Records with drawing code »
########################################
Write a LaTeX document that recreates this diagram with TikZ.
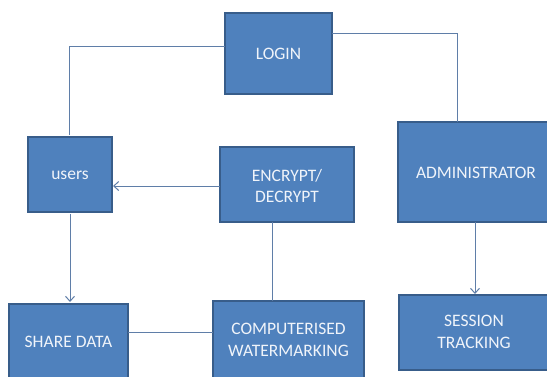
\documentclass[tikz,border=0pt]{standalone}
\usepackage{fontspec}
\setmainfont{Carlito}
\usetikzlibrary{arrows.meta}
\definecolor{boxfill}{RGB}{79,129,189}
\definecolor{boxline}{RGB}{56,93,138}
\definecolor{conn}{RGB}{95,126,168}
\definecolor{txt}{RGB}{240,244,250}
\tikzset{
  blk/.style={draw=boxline, line width=1.5pt, fill=boxfill},
  lbl/.style={text=txt, align=center, inner sep=0pt, font=\fontsize{17.5}{21.5}\selectfont},
  conline/.style={draw=conn, line width=1pt},
  arr/.style={conline, -{Straight Barb[length=5pt,width=9pt]}}
}
\begin{document}
\begin{tikzpicture}[x=1pt,y=-1pt]
\useasboundingbox (0,0) rectangle (547,376);
\begin{scope}
\clip (0,0) rectangle (547,376);
\draw[blk] (225,13) rectangle (332,94);
\node[lbl] (login) at (278.5,53.5) {LOGIN};
\draw[blk] (28,137) rectangle (112,212);
\node[lbl] (users) at (70,175) {users};
\draw[blk] (220,147) rectangle (354,222);
\node[lbl] (enc) at (287,186) {ENCRYPT/\\DECRYPT};
\draw[blk] (398,122) rectangle (554,222);
\node[lbl] (admin) at (476,173) {ADMINISTRATOR};
\draw[blk] (9,304) rectangle (128,382);
\node[lbl] (share) at (68.5,342) {SHARE DATA};
\draw[blk] (213,301) rectangle (364,382);
\node[lbl] (comp) at (288.5,340) {COMPUTERISED\\WATERMARKING};
\draw[blk] (399,295) rectangle (552,370);
\node[lbl] (sess) at (474,332) {SESSION\\TRACKING};
\end{scope}
\coordinate (loginL) at (225,46);
\coordinate (loginR) at (332,33);
\coordinate (usersT) at (69,135);
\coordinate (usersR) at (113,186);
\coordinate (usersB) at (70,214);
\coordinate (encL) at (220,186);
\coordinate (encB) at (272,222);
\coordinate (adminT) at (457,122);
\coordinate (adminB) at (475,222);
\coordinate (shareT) at (70,302);
\coordinate (shareR) at (128,332);
\coordinate (compL) at (213,332);
\coordinate (compT) at (272,301);
\coordinate (sessT) at (475,294);
\draw[conline] (loginL) -| (usersT);
\draw[conline] (loginR) -| (adminT);
\draw[arr] (encL) -- (usersR);
\draw[arr] (usersB) -- (shareT);
\draw[conline] (encB) -- (compT);
\draw[conline] (shareR) -- (compL);
\draw[arr] (adminB) -- (sessT);
\end{tikzpicture}
\end{document}
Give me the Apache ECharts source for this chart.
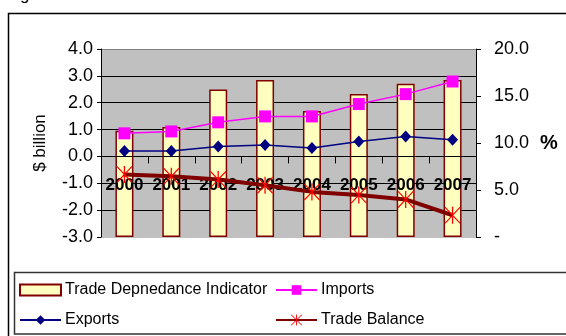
<!DOCTYPE html>
<html>
<head>
<meta charset="utf-8">
<script src="https://cdn.jsdelivr.net/npm/echarts@6/dist/echarts.min.js"></script>
<style>
  html, body { margin: 0; padding: 0; background: #fff; }
  #chart { width: 566px; height: 336px; }
</style>
</head>
<body>
<div id="chart"></div>
<script>
// values
const years = ['2000', '2001', '2002', '2003', '2004', '2005', '2006', '2007'];
const tradeDependence = [11.3, 11.7, 15.7, 16.7, 13.4, 15.2, 16.3, 16.7]; // %
const imports = [0.86, 0.93, 1.27, 1.49, 1.49, 1.95, 2.32, 2.79];        // $ billion
const exports = [0.20, 0.20, 0.37, 0.43, 0.31, 0.56, 0.74, 0.62];
const tradeBalance = [-0.67, -0.74, -0.86, -1.07, -1.32, -1.44, -1.60, -2.19];

const font = 'Liberation Sans, Arial, sans-serif';
const asterisk = 'path://M46 0L54 0L54 100L46 100Z M0 5L5 0L100 95L95 100Z M95 0L100 5L5 100L0 95Z';

const legendAt = (name, left, top, w, h, icon) => ({
  data: [icon ? { name: name, icon: icon } : name],
  left: left,
  top: top,
  orient: 'horizontal',
  itemWidth: w,
  itemHeight: h,
  itemGap: 0,
  padding: 0,
  textStyle: { fontFamily: font, fontSize: 16, color: '#000', padding: [0, 0, 0, -1] }
});

const chart = echarts.init(document.getElementById('chart'));
chart.setOption({
  animation: false,
  textStyle: { fontFamily: font },
  graphic: [
    { type: 'text', left: 20, top: -13, style: { text: 'g', font: '17px ' + font, fill: '#000' } },
    { type: 'rect', shape: { x: 8.5, y: 13.5, width: 600, height: 400 }, style: { fill: 'none', stroke: '#000', lineWidth: 1.5 }, z: -1 },
    { type: 'rect', shape: { x: 14.5, y: 272.5, width: 600, height: 61.5 }, style: { fill: 'none', stroke: '#333', lineWidth: 1.5 }, z: -1 }
  ],
  legend: [
    legendAt('Trade Depnedance Indicator', 19, 282, 41, 11, 'rect'),
    legendAt('Imports', 275, 282, 41, 12),
    legendAt('Exports', 19, 312, 41, 12),
    legendAt('Trade Balance', 275, 312, 41, 14)
  ],
  grid: {
    left: 101, right: 90, top: 49, bottom: 99,
    show: true, backgroundColor: '#c0c0c0', borderWidth: 0
  },
  xAxis: {
    type: 'category',
    data: years,
    z: 10,
    axisLine: { onZero: true, lineStyle: { color: '#000', width: 1 } },
    axisTick: { show: true, interval: 0, length: 7, lineStyle: { color: '#000', width: 1 } },
    axisLabel: { interval: 0, fontFamily: font, fontSize: 17, fontWeight: 'bold', color: '#000', margin: -60 }
  },
  yAxis: [
    {
      type: 'value', min: -3, max: 4, interval: 1,
      name: '$ billion', nameLocation: 'middle', nameGap: 52,
      nameTextStyle: { fontFamily: font, fontSize: 17, color: '#000' },
      axisLine: { show: true, lineStyle: { color: '#000' } },
      axisTick: { show: true, length: 4, lineStyle: { color: '#000' } },
      axisLabel: { fontFamily: font, fontSize: 18, color: '#000', margin: 8, formatter: v => v.toFixed(1) },
      splitLine: { show: true, lineStyle: { color: ['#c0c0c0', '#000', '#000', '#000', '#000', '#000', '#000', '#808080'], width: 1 } }
    },
    {
      type: 'value', min: 0, max: 20, interval: 5,
      name: '%', nameLocation: 'middle', nameGap: 64, nameRotate: 0,
      nameTextStyle: { fontFamily: font, fontSize: 20, fontWeight: 'bold', color: '#000' },
      axisLine: { show: true, lineStyle: { color: '#000' } },
      axisTick: { show: true, length: 5, lineStyle: { color: '#000' } },
      axisLabel: { fontFamily: font, fontSize: 18, color: '#000', margin: 18, formatter: v => v === 0 ? '-' : v.toFixed(1) },
      splitLine: { show: false }
    }
  ],
  series: [
    {
      name: 'Trade Depnedance Indicator',
      type: 'bar',
      yAxisIndex: 1,
      data: tradeDependence,
      barWidth: 18,
      z: 2,
      itemStyle: { color: '#ffffc0', borderColor: '#800000', borderWidth: 1.5 }
    },
    {
      name: 'Imports',
      type: 'line',
      data: imports,
      symbol: 'rect',
      symbolSize: 12,
      z: 11,
      lineStyle: { color: '#ff00ff', width: 1.5 },
      itemStyle: { color: '#ff00ff' }
    },
    {
      name: 'Exports',
      type: 'line',
      data: exports,
      symbol: 'diamond',
      symbolSize: [11, 12],
      z: 11,
      lineStyle: { color: '#000080', width: 1.5 },
      itemStyle: { color: '#000080' }
    },
    {
      name: 'Trade Balance',
      type: 'line',
      data: tradeBalance,
      symbol: asterisk,
      symbolSize: [16, 17],
      z: 12,
      lineStyle: { color: '#800000', width: 4 },
      itemStyle: { color: '#ff0000' }
    }
  ]
});
</script>
</body>
</html>
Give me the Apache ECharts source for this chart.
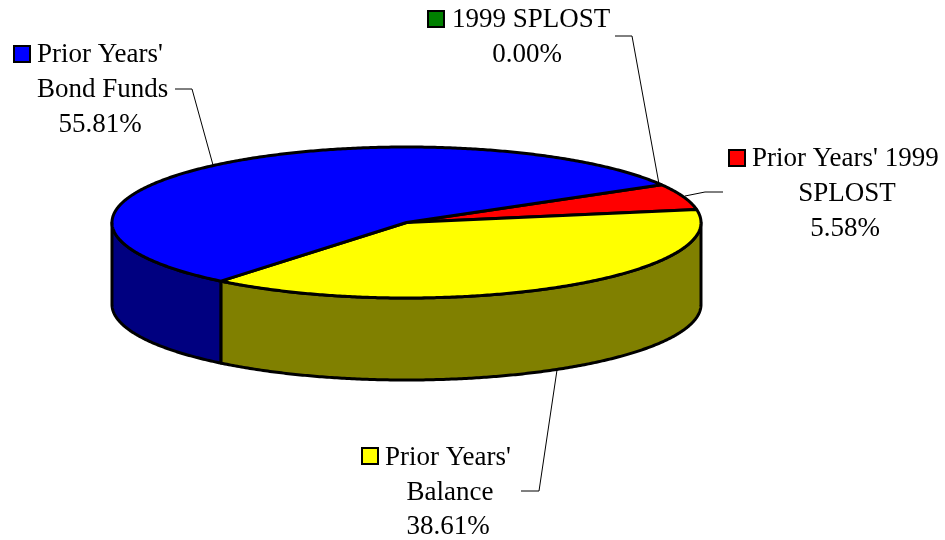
<!DOCTYPE html>
<html>
<head>
<meta charset="utf-8">
<title>Fund sources</title>
<style>
  html, body { margin: 0; padding: 0; background: #fff; }
  #chart { width: 945px; height: 540px; }
</style>
<script src="https://cdn.jsdelivr.net/npm/echarts@6/dist/echarts.min.js"></script>
</head>
<body>
<div id="chart"></div>
<script>
// slices in clockwise order, starting from the 1999 SPLOST leader
const sliceNames = ['1999 SPLOST', "Prior Years' 1999 SPLOST", "Prior Years' Balance", "Prior Years' Bond Funds"]
const sliceValues = [0.00, 5.58, 38.61, 55.81]
const topColors = ['#008000', '#ff0000', '#ffff00', '#0000ff']
const wallColors = ['#004000', '#800000', '#808000', '#000080']

// pie geometry
const CX = 406.5, CY = 222.5, RX = 294.5, RY = 75.5, DEPTH = 82
const START_ANGLE = 60 // degrees clockwise from the top of the ellipse

const chart = echarts.init(document.getElementById('chart'))

const total = sliceValues.reduce((a, b) => a + b, 0)
const sliceRange = (index) => {
	let from = START_ANGLE
	for (let i = 0; i < index; i++) from += sliceValues[i] / total * 360
	return [from, from + sliceValues[index] / total * 360]
}

const rimPoint = (deg, dy) => {
	const r = deg * Math.PI / 180
	return [CX + RX * Math.sin(r), CY - RY * Math.cos(r) + dy]
}

const arcPoints = (from, to, dy) => {
	const pts = []
	const steps = Math.max(1, Math.ceil((to - from) * 2))
	for (let i = 0; i <= steps; i++) pts.push(rimPoint(from + (to - from) * i / steps, dy))
	return pts
}

// top face of one slice
const renderTop = (params) => {
	const [from, to] = sliceRange(params.dataIndex)
	if (to - from <= 0) return { type: 'group', children: [] }
	return {
		type: 'polygon',
		shape: { points: [[CX, CY]].concat(arcPoints(from, to, 0)) },
		style: { fill: topColors[params.dataIndex], stroke: '#000', lineWidth: 3, lineJoin: 'round' }
	}
}

// outer wall: only the part of the rim that faces the viewer (90..270 degrees)
const renderWall = (params) => {
	const [from, to] = sliceRange(params.dataIndex)
	const a = Math.max(from, 90), b = Math.min(to, 270)
	if (b <= a) return { type: 'group', children: [] }
	return {
		type: 'polygon',
		shape: { points: arcPoints(a, b, 0).concat(arcPoints(a, b, DEPTH).reverse()) },
		style: { fill: wallColors[params.dataIndex], stroke: '#000', lineWidth: 3, lineJoin: 'round' }
	}
}

const textStyle = { fill: '#000', font: '27px "Liberation Serif", "Times New Roman", serif', textVerticalAlign: 'middle' }

const labelText = (x, y, text, align) => ({
	type: 'text',
	x, y,
	style: Object.assign({}, textStyle, { text, textAlign: align })
})

const legendKey = (x, y, index) => ({
	type: 'rect',
	shape: { x, y, width: 16, height: 16 },
	style: { fill: topColors[index], stroke: '#000', lineWidth: 2 }
})

const leader = (points) => ({
	type: 'polyline',
	shape: { points },
	style: { fill: null, stroke: '#000', lineWidth: 1 }
})

const pct = (index) => sliceValues[index].toFixed(2) + '%'

const options = {
	animation: false,
	backgroundColor: '#fff',
	series: [
		{
			type: 'custom',
			coordinateSystem: 'none',
			silent: true,
			z: 1,
			data: sliceValues,
			renderItem: renderWall
		},
		{
			type: 'custom',
			coordinateSystem: 'none',
			silent: true,
			z: 2,
			data: sliceValues,
			renderItem: renderTop
		}
	],
	graphic: [
		// 1999 SPLOST
		legendKey(428, 11, 0),
		labelText(452, 20, sliceNames[0], 'left'),
		labelText(527, 55, pct(0), 'center'),
		leader([[659, 184], [632, 36], [615, 36]]),
		// Prior Years' 1999 SPLOST
		legendKey(729, 150, 1),
		labelText(752, 159, "Prior Years' 1999", 'left'),
		labelText(847, 194, 'SPLOST', 'center'),
		labelText(845, 229, pct(1), 'center'),
		leader([[685, 196], [705, 192], [723, 192]]),
		// Prior Years' Balance
		legendKey(362, 448, 2),
		labelText(385, 458, "Prior Years'", 'left'),
		labelText(450, 493, 'Balance', 'center'),
		labelText(448, 527, pct(2), 'center'),
		leader([[557, 370], [539, 491], [521, 491]]),
		// Prior Years' Bond Funds
		legendKey(14, 46, 3),
		labelText(37, 55, "Prior Years'", 'left'),
		labelText(37, 90, 'Bond Funds', 'left'),
		labelText(100, 125, pct(3), 'center'),
		leader([[213, 165], [192, 89], [175, 89]])
	]
}

chart.setOption(options)
</script>
</body>
</html>
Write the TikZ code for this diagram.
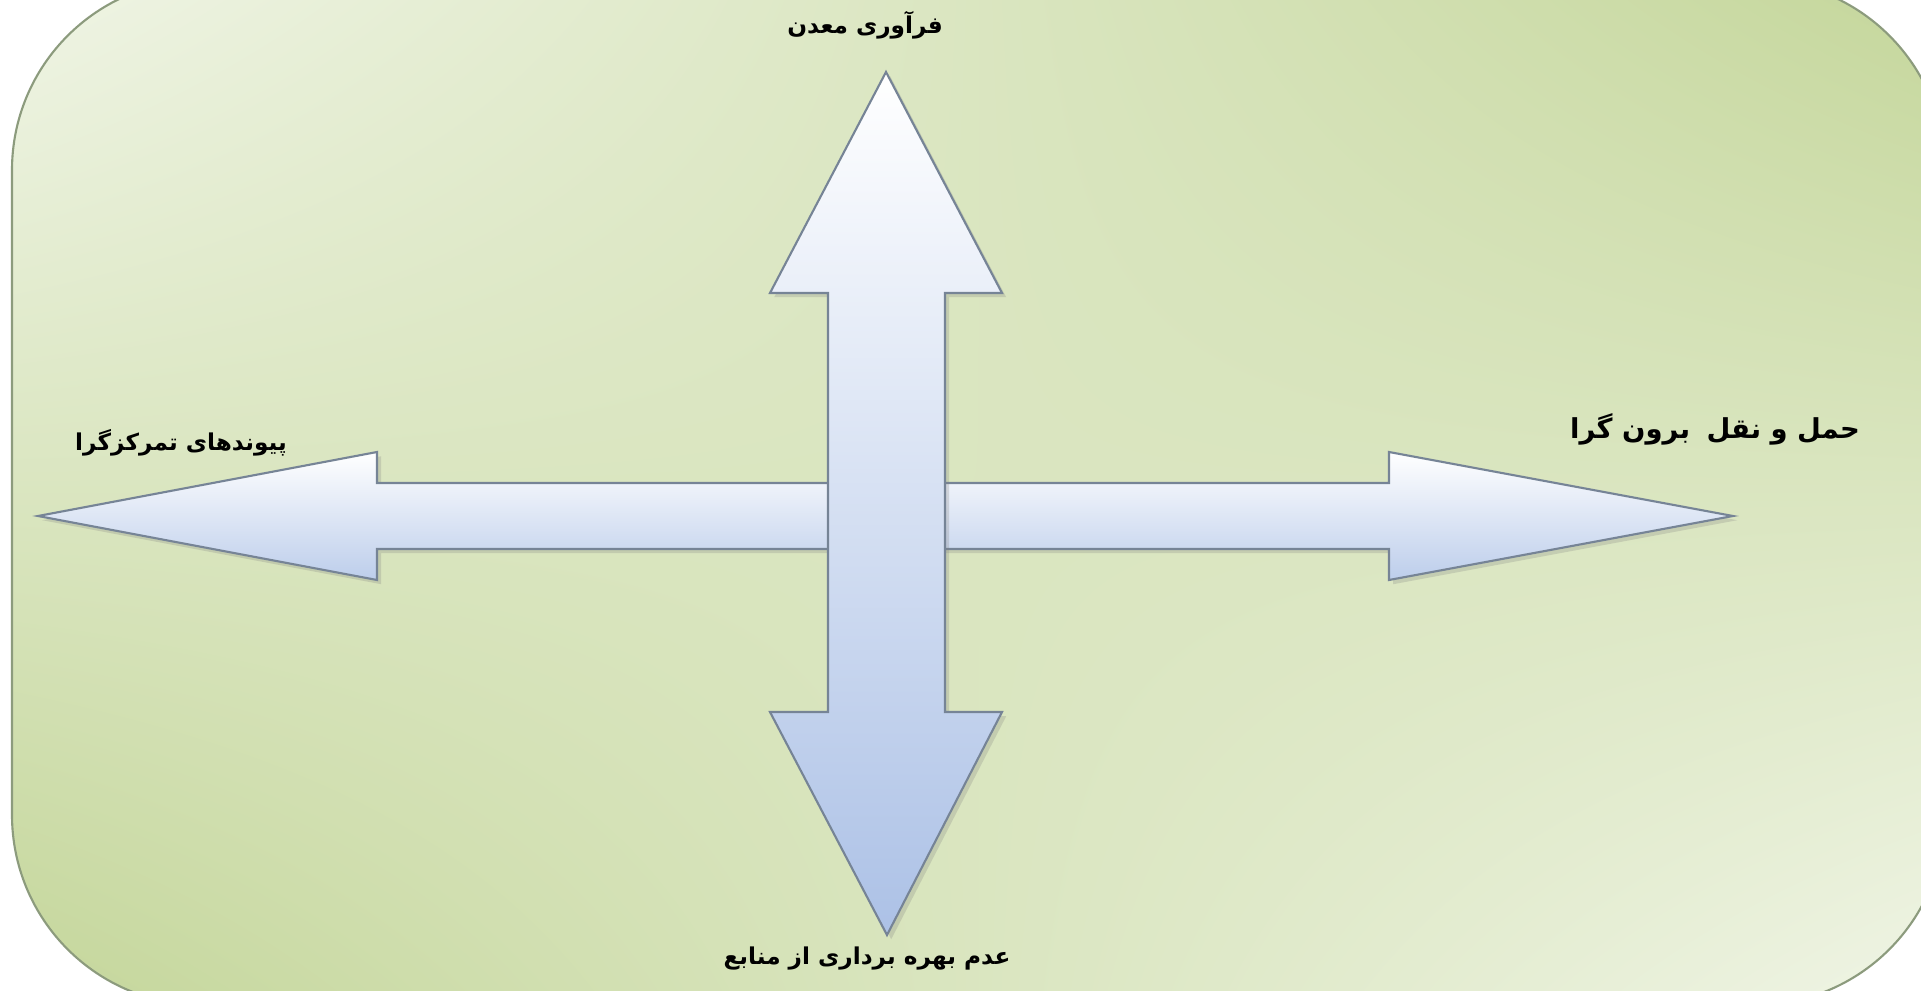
\documentclass[tikz,border=0pt]{standalone}
\usepackage{fontspec}
\newfontfamily\arabicfont[Script=Arabic]{DejaVu Sans}
\TeXXeTstate=1
\usetikzlibrary{positioning, shadows, shadings}
\definecolor{bglight}{RGB}{240,245,230}
\definecolor{bggreen}{RGB}{196,214,154}
\definecolor{bgedge}{RGB}{140,155,125}
\definecolor{arrblue}{RGB}{172,193,230}
\definecolor{arredge}{RGB}{118,132,150}

\begin{document}
\begin{tikzpicture}[x=0.01cm, y=-0.01cm,
  lbl/.style={font=\arabicfont\bfseries\fontsize{6.6}{8}\selectfont, inner sep=0pt},
  harr/.style={draw=arredge, line width=0.6pt, top color=white, bottom color=arrblue!80,
    drop shadow={opacity=0.25, shadow xshift=1.2pt, shadow yshift=-1.2pt}},
  varr/.style={draw=arredge, line width=0.6pt, top color=white, bottom color=arrblue,
    drop shadow={opacity=0.25, shadow xshift=1.2pt, shadow yshift=-1.2pt}}
]
\useasboundingbox (0,0) rectangle (1921,991);
\clip (0,0) rectangle (1921,991);
\fill[white] (0,0) rectangle (1921,991);
% background panel
\shade[upper left=bglight, upper right=bggreen, lower left=bggreen, lower right=bglight,
  rounded corners=1.9cm] (12,-20) rectangle (1945,1005);
\draw[bgedge, line width=0.6pt, rounded corners=1.9cm] (12,-20) rectangle (1945,1005);

% horizontal double arrow
\filldraw[harr] (38,516) -- (377,452) -- (377,483) -- (1389,483) -- (1389,452) -- (1733,516)
  -- (1389,580) -- (1389,549) -- (377,549) -- (377,580) -- cycle;
% vertical double arrow
\filldraw[varr] (886,72) -- (1002,293) -- (945,293) -- (945,712) -- (1002,712) -- (887,935)
  -- (770,712) -- (828,712) -- (828,293) -- (770,293) -- cycle;

\node[lbl] (mine) at (865,25) {\beginR فرآوری معدن\endR};
\node[lbl] (links) at (181,443) {\beginR پیوندهای تمرکزگرا\endR};
\node[lbl, font=\arabicfont\bfseries\fontsize{7.8}{9}\selectfont] (trans) at (1715,429)
  {\beginR حمل و نقل\hspace{0.6em}برون گرا\endR};
\node[lbl] (res) at (867,959) {\beginR عدم بهره برداری از منابع\endR};
\end{tikzpicture}
\end{document}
########################################
In the entries above, identify every line with the string "this".

RESPONSE »
Write a LaTeX document that recreates this diagram with TikZ.
Give me the Apache ECharts source for this chart.
Give me the Apache ECharts source for this chart.
Write the TikZ code for this diagram.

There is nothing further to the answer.